Dark-Romance-Autorin ist dankbar für Triggerwarnungen
Eine, die literarisches Interesse am Verbotenen hat, ist die Autorin Bloom aus Karlsruhe. Mit 17 schreibt sie ihr erstes Dark-Romance-Buch, veröffentlicht es mit 18 und teilt seitdem Inhalte dazu in den sozialen Medien.
In ihrer erfolgreichen Buchreihe «Shadowfall Academy» geht es um «moralisch graue Protagonisten, die manchmal wagen über Grenzen zu gehen, die man sich im wahren Leben nicht trauen würde zu überschreiten», erklärt sie der Deutschen Presse-Agentur. Triggerwarnungen findet man in all ihren Büchern – teils auch erst ganz am Ende. Es ist ihre Antwort darauf, dass manche Leser Warnhinweise als Spoiler verstehen.

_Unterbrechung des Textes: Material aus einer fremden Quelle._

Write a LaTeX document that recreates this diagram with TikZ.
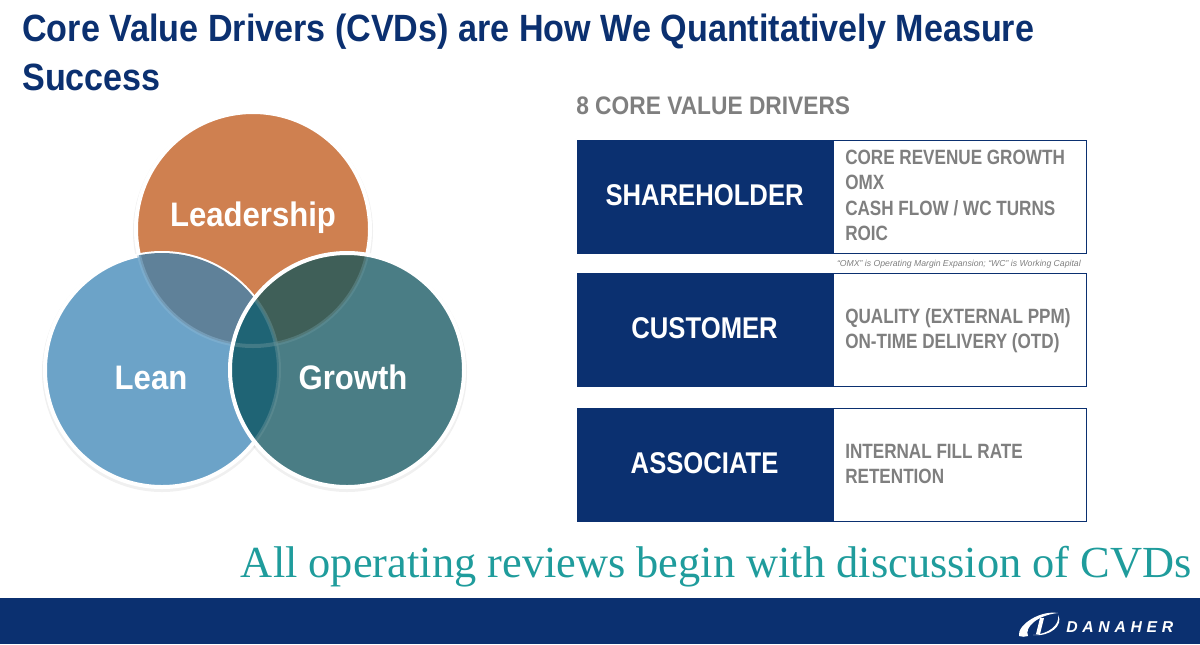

Auch für Bloom gebe es Themen, über die sie ungern lese. Darum sei sie dankbar, wenn andere ebenfalls Triggerwarnungen einbauten, sagt sie. Dennoch müsse die Entscheidung bei den Autoren liegen. Auch einen Hinweis darauf, für welches Alter ein Buch empfohlen wird, befürwortet die heute 19-Jährige – gerade bei Dark Romance. Das Wichtigste sei, «dass man als Leser wissen muss: Worauf reagiere ich beim Lesen?»
Für Psychologin Langebartels liegt der positive Effekt der Warnungen in der Entscheidungsfreiheit. «Auch Menschen ohne eine Trauma-Erfahrung können davon profitieren.»